Da mesma forma, na operação Ouro de Tolo da Polícia Federal, em 2007, bicheiros do Rio de Janeiro foram denunciados e respondem ação penal por contrabando, crime contra a economia popular e por falsidade ideológica. Segundo a denúncia do Ministério Público Federal, o contrabando teria ocorrido por causa da importação de uma peça existente nas máquinas de caça-níqueis (noteiro), o que é proibido no país. Tais peças seriam, em tese, manipuladas em prejuízo do usuário, o que caracterizaria crime contra a economia popular. Já o crime de falsidade ideológica caracterizar-se-ia porque os contratos sociais dos bingos e das empresas de caça-níqueis seriam constituídos por "laranjas". Nada, porém, sobre lavagem de dinheiro. Para que esta ocorresse, seria necessário fazer uma conexão entre a origem ilícita do dinheiro do jogo do bicho e a atividade lícita à época – os bingos. Parece que até o momento isso não ficou comprovado. Por isso tudo, tenho como opinião ser mais provável que a questão dos bingos envolva um factóide político que o efetivo cometimento do crime de lavagem de dinheiro.
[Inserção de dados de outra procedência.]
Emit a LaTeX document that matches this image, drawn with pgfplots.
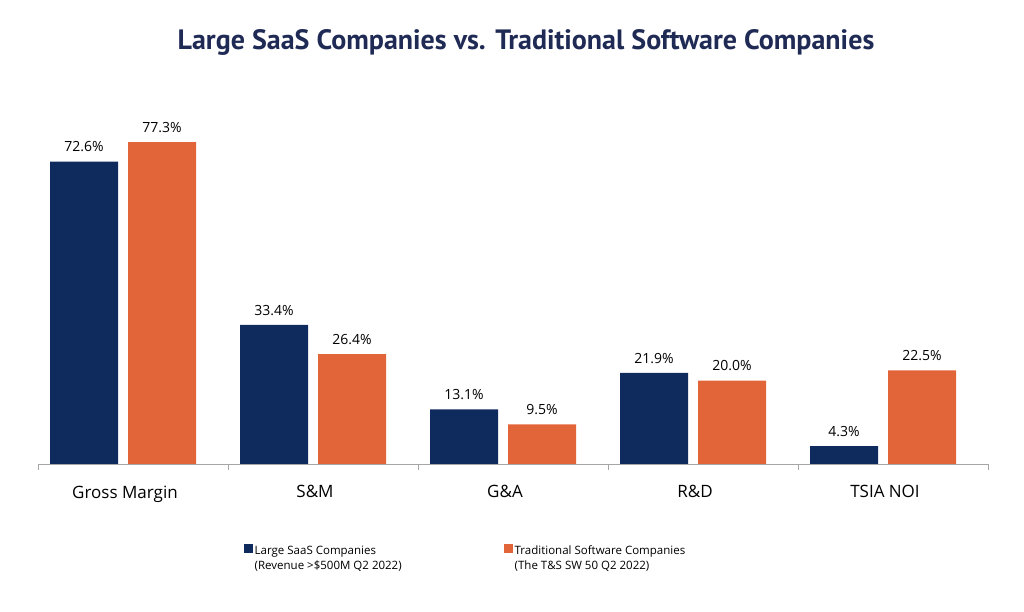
\documentclass[border=0pt]{standalone}
\usepackage{pgfplots}
\pgfplotsset{compat=1.18}
\usepackage{fontspec}
\setmainfont{Open Sans}
\newfontfamily\titlefont{PT Sans}
\definecolor{navy}{HTML}{0F2A5C}
\definecolor{orng}{HTML}{E2653A}
\definecolor{ttl}{HTML}{1F2A55}
\begin{document}
\begin{tikzpicture}[x=1pt,y=1pt]
\useasboundingbox (0,0) rectangle (1024,612);
\node[font=\titlefont\bfseries\fontsize{28}{30}\selectfont, text=ttl] at (526,570) {Large SaaS Companies vs. Traditional Software Companies};
\begin{axis}[at={(38pt,148pt)}, anchor=south west, scale only axis,
 width=950pt, height=354pt, ymin=0, ymax=85, xmin=-0.5, xmax=4.5,
 ybar=10pt, bar width=68pt,
 /pgf/number format/assume math mode=true,
 axis y line=none, axis x line*=bottom, axis line style={gray!70},
 xtick={0,...,4}, xticklabels={Gross Margin,S\&M,G\&A,R\&D,TSIA NOI},
 major tick length=0pt, minor xtick={-0.5,0.5,...,4.5},
 minor tick length=6pt, tick align=outside, minor tick style={gray!70},
 ticklabel style={font=\fontsize{17}{20}\selectfont, yshift=-18pt, xshift=-8pt},
 nodes near coords={\pgfmathprintnumber[fixed,fixed zerofill,precision=1]{\pgfplotspointmeta}\%},
 nodes near coords style={font=\fontsize{14}{16}\selectfont, text=black, yshift=6pt},
 legend style={at={(0.45,-0.22)}, anchor=north, draw=none, legend columns=2,
   font=\fontsize{11.5}{14}\selectfont, /tikz/every even column/.append style={column sep=100pt}},
 legend cell align=left,
 legend image code/.code={\fill[#1] (0,5pt) rectangle (9pt,14pt);}]
\addplot[fill=navy, draw=none, bar shift=-49pt] coordinates {(0,72.6) (1,33.4) (2,13.1) (3,21.9) (4,4.3)};
\addplot[fill=orng, draw=none, bar shift=29pt] coordinates {(0,77.3) (1,26.4) (2,9.5) (3,20.0) (4,22.5)};
\legend{{\shortstack[l]{Large SaaS Companies\\(Revenue >\$500M Q2 2022)}},{\shortstack[l]{Traditional Software Companies\\(The T\&S SW 50 Q2 2022)}}}
\end{axis}
\end{tikzpicture}
\end{document}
Outra questão: recente matéria da Folha de S. Paulo tratou da apreensão dos viciados em jogo. Segundo esta, curiosamente, uma pedagoga afirma que, após o fechamento das casas de bingo, transferiu a compulsão pelo jogo para comida, álcool e cigarro. "Mas consegui largar a bebida e perdi os 30 quilos que havia engordado. Só a compulsão pelo jogo não passa". Ou seja, o problema é humano, não da atividade. Quem tem compulsão se vicia em qualquer coisa. Transmuta-o do jogo à comida.

Alguns sustentam que a corrupção estaria no âmago da atividade dos bingos. Isso tampouco me parece verdadeiro. Os problemas são pontuais (normalmente no Rio de Janeiro). Além disso, as questões que envolvem a corrupção têm seu cerne na indevida intervenção do Estado em uma atividade privada. Tudo muito similar ao período da Lei Seca nos EUA. A lei americana não impediu o comércio de bebidas alcoólicas, mas foi o trampolim para mafiosos como Al Capone. A função do Estado, especialmente numa democracia, é regulamentar, não impedir, o exercício de atividades social e mundialmente aceitas. Isso não é bastante, é necessário regulamentar de forma justa e legítima. Caso contrário, as distorções são corrigidas socialmente no âmbito ora da informalidade, ora da ilicitude. Não podemos ser mais realistas que o rei.